Eval Harness
A case file can carry a ground_truth block. When present, the GroundTruthDiff
viewer panel computes two gates and renders pass/fail badges:
The gates
evidence_overlap ≥ 0.5
Jaccard similarity between the report's evidence event_ids and ground_truth.evidence_event_ids.
Catches "the agent solved it but cited the wrong events." In the reference fixture,
the ideal trajectory scores 1.0 (all 5 ground-truth events cited).
distractor_hits == 0
Distractors are ground-truth-flagged red herrings: events that look plausible but
aren't causal.
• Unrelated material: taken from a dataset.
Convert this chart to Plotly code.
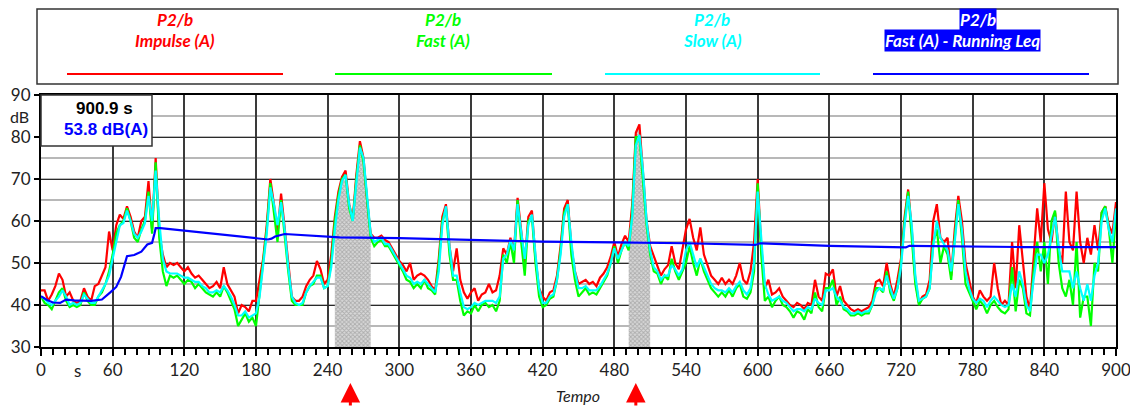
import plotly.graph_objects as go

# ---------------- data (3 s steps, 0..900 s) ----------------
t = list(range(0, 901, 3))

impulse = [
    43.5, 43.5, 41, 42.5, 44.5, 47.5, 46, 42, 43, 41, 40.5, 41, 44, 42, 41, 44.5, 45, 47, 49, 57.5,
    53, 59, 61.5, 60.5, 63.5, 61, 57.5, 56, 60, 61, 69.5, 58, 75, 57, 52, 49, 50, 49.5, 50, 49,
    48, 49, 47.5, 46.5, 47, 46, 45, 44, 44.5, 45.5, 44, 49, 45, 43.5, 42, 38, 40, 39.5, 38.5, 41,
    41, 46, 51, 59, 70, 64, 57, 66.5, 58, 50, 42, 41, 41, 42, 44.5, 46, 47, 50.5, 48.5, 45,
    46, 52, 61, 67, 70.5, 72, 64, 60.5, 71, 79, 75, 65, 57, 56, 56, 56.5, 55.5, 55, 53.5, 52,
    50.5, 49.5, 48, 50, 46, 47, 47.5, 47, 46, 44.5, 43.5, 51, 61, 64, 54, 48, 53.5, 46, 43, 41.5,
    43, 44, 41, 42.5, 43, 45, 43, 43.5, 47, 53.5, 52, 56, 53, 65.5, 57, 50, 61, 62.5, 51, 44,
    42, 41, 43, 43.5, 47, 54, 63, 65, 54, 48, 45, 45.5, 46, 45, 45.5, 44.5, 46.5, 47.5, 49, 51.5,
    55, 51.5, 54.5, 56.5, 55, 64, 81, 83, 72, 60, 54, 51.5, 49.5, 47, 48.5, 49.5, 54, 50, 48.5, 53,
    58, 60.5, 56, 53, 58.5, 52, 49.5, 47, 46, 45, 46.5, 45, 46, 45, 47, 50, 46, 45, 48, 55,
    70, 54, 44, 46, 42.5, 43, 44, 42, 41, 40, 39.5, 40.5, 40, 39, 40.5, 40, 46, 42, 41, 47.5,
    47, 48.5, 42, 44.5, 41, 40, 39, 38.5, 39, 38.5, 39, 39.5, 41, 45.5, 46, 44.5, 50, 45, 42, 46,
    51, 61, 67.5, 58, 46, 40.5, 42, 42.5, 46, 60, 64, 56, 55, 56, 47, 58, 66, 60, 50, 46,
    42, 40.5, 43.5, 42, 41, 42, 50, 44, 40, 41, 40, 55, 44, 59, 50, 42, 39, 50, 63, 55,
    69, 58, 55, 62, 53, 50, 67, 55, 53, 67, 55, 50, 56, 52, 59, 53, 62, 63.5, 59, 57,
    64.5,
]

fast = [
    42, 40.5, 40, 39, 41, 43, 44, 41, 39.5, 40, 39.5, 40, 43, 41, 40, 40, 42, 43, 45, 48,
    52, 57, 59, 60, 63, 60, 56, 55, 58, 60, 67, 57, 74, 56, 48, 44.5, 47, 46.5, 47, 46,
    45, 46, 45.5, 44, 45, 44, 43, 42.5, 42, 43, 42, 44.5, 43, 41, 39, 35, 36.5, 38, 36, 37,
    35, 43, 50, 58, 69, 62, 55, 65, 56, 48, 41, 40, 40, 40, 43, 44.5, 45, 47, 47, 44,
    44.5, 50, 60, 66, 70, 71, 63, 60, 70, 78, 74, 64, 56, 54, 55, 55.5, 54, 54, 52.5, 51,
    49.5, 48, 46, 45.5, 44, 45, 44, 46, 44, 43.5, 42.5, 50, 60, 63, 52, 46, 46, 41, 37.5, 38.5,
    38, 40, 38.5, 40, 40.5, 39.5, 40, 38.5, 41, 52, 50, 55, 50, 65, 55, 47, 60, 61, 50, 42,
    39.5, 40, 41.5, 42, 46, 53, 62, 64, 52, 46, 42, 43, 44, 42.5, 43, 42.5, 44, 45.5, 47, 50,
    54, 50, 53, 55, 53, 62, 80, 80, 70, 59, 52, 48, 47.5, 45, 47, 46, 51, 48, 46, 48,
    50, 54, 50, 47, 51, 48, 46, 44, 43, 42, 43, 42, 43.5, 42, 44, 45, 42, 41.5, 43, 48,
    69, 52, 41, 42, 39.5, 41, 42, 40, 39.5, 38.5, 37, 38.5, 38, 36.5, 39, 38, 43, 39.5, 38.5, 44,
    44, 46, 40, 42, 39, 38.5, 37.5, 37.5, 38, 37.5, 38, 38, 40, 44, 44, 43, 48, 43, 41, 44,
    50, 60, 67, 57, 45, 40, 41.5, 42, 44, 55, 58, 50, 54, 52, 46, 56, 65, 56, 45, 43,
    41, 39, 41, 40, 38, 40, 41, 39.5, 38.5, 38, 39, 49, 38.5, 46, 44, 38, 37.5, 48, 55, 48,
    55, 45, 60, 62.5, 50, 44, 42, 46, 40, 55, 37, 42, 42, 35, 50, 48, 62, 63.5, 58, 50,
    62,
]

slow = [
    42, 41.5, 40.5, 40, 41, 42, 43.5, 42, 40, 40.5, 40, 40.5, 42.5, 41.5, 40.5, 40.5, 42, 43.5, 45, 47,
    51, 55, 59, 59.5, 62.5, 60, 57, 56, 57.5, 59.5, 66, 60, 72, 60, 51, 48, 47.5, 47.5, 47.5, 47,
    46.5, 46.5, 46, 45.5, 45.5, 44.5, 44, 43, 43, 43.5, 43, 44.5, 43.5, 42, 40, 37.5, 37.5, 38.5, 37, 37.5,
    38, 42, 49, 57, 68, 64, 59, 64.5, 58, 49, 42, 40.5, 40, 40.5, 43, 44.5, 45.5, 46.5, 46.5, 44,
    44.5, 49, 58, 65, 69.5, 71, 64, 60, 69, 77.5, 75, 65, 57, 55, 55.5, 56, 54.5, 54.5, 53, 51.5,
    50, 48.5, 47, 46.5, 45, 45.5, 45, 46, 45, 44, 43, 48, 59, 63.5, 54, 47, 47, 43, 39.5, 39,
    39.5, 40.5, 40, 40.5, 41, 41, 41, 40.5, 42, 51, 52, 55.5, 53, 64, 57, 51, 59, 61.5, 52, 44,
    40.5, 40.5, 42, 42.5, 46, 52, 61, 64, 55, 48, 44, 44, 44.5, 43.5, 43.5, 43.5, 44.5, 46, 47.5, 50,
    53.5, 51, 53, 55, 54, 61, 78, 80.5, 72, 60, 53, 49, 48, 46, 47, 47, 49.5, 48.5, 47, 48.5,
    53, 55, 52, 49, 51, 49, 47, 45, 44, 43.5, 43.5, 43, 44, 43, 44.5, 45.5, 43.5, 42.5, 44, 50,
    67, 56, 45, 42.5, 41, 41.5, 42, 41, 40.5, 39.5, 38.5, 39, 39, 38.5, 39.5, 39, 41.5, 40.5, 40, 43.5,
    43.5, 44, 42, 41, 39.5, 39, 38, 38, 38.5, 38, 38.5, 38.5, 40, 43, 44, 43.5, 47, 44, 41.5, 44,
    49, 59, 66, 59, 47, 41, 41.5, 42, 44, 54, 60, 56, 54.5, 53, 48, 55, 64, 58, 48, 44,
    41.5, 40.5, 41.5, 41, 39.5, 41, 42, 41, 40, 39.5, 40, 45, 42, 48, 45, 40, 38.5, 46, 52, 52,
    50, 52, 57, 61, 54, 48, 48, 48, 44, 48, 44, 41, 45, 41, 47, 50, 60, 63, 58, 55,
    63,
]

leq_t = [0, 5, 10, 16, 21, 28, 42, 51, 58, 63, 67, 72, 78, 84, 89, 93, 95, 96, 100, 139,
         190, 193, 196, 204, 250, 300, 360, 420, 480, 540, 598, 602, 660, 720, 724, 727, 820, 900]
leq_v = [42.1, 41.2, 40.6, 40.5, 41.3, 41.1, 41.0, 41.3, 43.0, 44.3, 46.7, 51.6, 51.9, 52.7, 54.4, 54.8, 57.0, 58.3, 58.3, 57.1,
         55.6, 55.8, 56.3, 56.9, 56.1, 55.9, 55.5, 55.1, 54.9, 54.7, 54.3, 54.7, 54.1, 53.8, 53.7, 54.1, 53.8, 53.8]

hatch_windows = [(246, 276), (492, 510)]
arrow_times = [259, 498]

x_ticks = [0, 60, 120, 180, 240, 300, 360, 420, 480, 540, 600, 660, 720, 780, 840, 900]
y_ticks = [30, 40, 50, 60, 70, 80, 90]

series_names = ["Impulse (A)", "Fast (A)", "Slow (A)", "Fast (A) - Running Leq"]
series_colors = ["#ff0000", "#00ff00", "#00ffff", "#0000ff"]
info_time = "900.9 s"
info_level = "53.8 dB(A)"

# ---------------- figure ----------------
fig = go.Figure()

for a, b in hatch_windows:
    idx = [i for i, tt in enumerate(t) if a <= tt <= b]
    fig.add_trace(go.Scatter(
        x=[t[i] for i in idx], y=[impulse[i] for i in idx],
        mode="lines", line=dict(width=0, color="rgba(0,0,0,0)"),
        fill="tozeroy", fillcolor="#c8c8c8",
        fillpattern=dict(shape="x", size=3, solidity=0.5, fgcolor="#808080", bgcolor="#d8d8d8"),
        hoverinfo="skip"))

for ys, col in [(impulse, series_colors[0]), (fast, series_colors[1]), (slow, series_colors[2])]:
    fig.add_trace(go.Scatter(x=t, y=ys, mode="lines", line=dict(color=col, width=2.2)))

fig.add_trace(go.Scatter(x=leq_t, y=leq_v, mode="lines", line=dict(color=series_colors[3], width=2.2)))

# page body has an 8 px margin: figure coords = screen coords - 8
OFF = 8
W, H = 1130, 399
PL, PR, PT, PB = 41, 1116, 95, 347          # plot area in screen pixels
L, T = PL - OFF, PT - OFF
R, B = W - (PR - OFF), H - (PB - OFF)
pw, ph = PR - PL, PB - PT


def px(xs):
    return (xs - PL) / pw


def py(ys):
    return (PB - ys) / ph


shapes = []
# legend box
shapes.append(dict(type="rect", xref="paper", yref="paper",
                   x0=px(37), x1=px(1118), y0=py(84), y1=py(9),
                   line=dict(color="#333", width=1.5), fillcolor="white", layer="below"))
legend_lines = [(67, 283), (335, 552), (605, 820), (873, 1089)]
for (a, b), col in zip(legend_lines, series_colors):
    shapes.append(dict(type="line", xref="paper", yref="paper",
                       x0=px(a), x1=px(b), y0=py(74), y1=py(74),
                       line=dict(color=col, width=2)))
# info box
shapes.append(dict(type="rect", xref="paper", yref="paper",
                   x0=0, x1=px(152), y0=py(146), y1=1,
                   line=dict(color="#333", width=1.5), fillcolor="white", layer="above"))

annotations = []
centers = [175, 443, 712, 981]
lfont = "Lato, Open Sans, sans-serif"


def note(xs, ys, text, font, **kw):
    d = dict(x=px(xs), y=py(ys), xref="paper", yref="paper", showarrow=False,
             xanchor="center", yanchor="middle", text=text, font=font)
    d.update(kw)
    annotations.append(d)


for i, (cx, name, col) in enumerate(zip(centers, series_names, series_colors)):
    if i < 3:
        note(cx, 20, "<b><i>P2/b</i></b>", dict(family=lfont, size=17, color=col))
        note(cx, 40, "<b><i>%s</i></b>" % name, dict(family=lfont, size=17, color=col))
    else:
        note(978, 20, "<b><i>P2/b</i></b>", dict(family=lfont, size=17, color="white"),
             bgcolor=col, borderpad=0)
        note(962, 40, "<b><i>%s</i></b>" % name, dict(family=lfont, size=17, color="white"),
             bgcolor=col, borderpad=0)

note(104, 108, "<b>%s</b>" % info_time, dict(family="Liberation Sans, Arial", size=17, color="black"))
note(106, 129, "<b>%s</b>" % info_level, dict(family="Liberation Sans, Arial", size=17, color="#0000ff"))
note(19, 116, "dB", dict(family=lfont, size=16, color="#222"))
note(77, 370, "s", dict(family=lfont, size=17, color="#222"))
note(578, 395, "<i>Tempo</i>", dict(family=lfont, size=16, color="#222"))

for at in arrow_times:
    annotations.append(dict(x=at, y=py(383), xref="x", yref="paper", showarrow=True,
                            ax=0, ay=26, text="", arrowhead=2, arrowsize=1.3,
                            arrowwidth=3, arrowcolor="#ff0000"))

fig.update_layout(
    width=W, height=H, margin=dict(l=L, r=R, t=T, b=B, autoexpand=False),
    paper_bgcolor="white", plot_bgcolor="white", showlegend=False,
    shapes=shapes, annotations=annotations,
    xaxis=dict(range=[0, 900], tickvals=x_ticks, ticks="outside", ticklen=7, tickwidth=1.5,
               tickcolor="black", showline=True, linecolor="black", linewidth=2, mirror=True,
               showgrid=True, gridcolor="#3a3a3a", gridwidth=1.5, zeroline=False, automargin=False,
               tickfont=dict(family=lfont, size=17, color="#222"),
               minor=dict(dtick=10, ticks="outside", ticklen=6, tickcolor="black", tickwidth=1.5, showgrid=False)),
    yaxis=dict(range=[30, 90], tickvals=y_ticks, ticks="outside", ticklen=5, tickwidth=1.5,
               tickcolor="black", showline=True, linecolor="black", linewidth=2, mirror=True,
               showgrid=True, gridcolor="#2a2a2a", gridwidth=1.2, zeroline=False, automargin=False,
               tickfont=dict(family=lfont, size=17, color="#222"),
               minor=dict(dtick=5, showgrid=True, gridcolor="#b8b8b8", gridwidth=2, ticks="")),
)

fig.write_html("out.html")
If the agent marks any of them is_key: true, the run fails the eval,
regardless of whether it got the root cause right. This catches overconfident pattern
matching.
The reference fixture
examples/checkout-incident/ is a 72-row 5-service fixture: a Stripe API key rotation
that lands a checkout worker on a stale secret version and cascades to 5xx.
- 5 ground-truth events (vault rotation, first 401, caller-side 401, 5xx spike, queue lag)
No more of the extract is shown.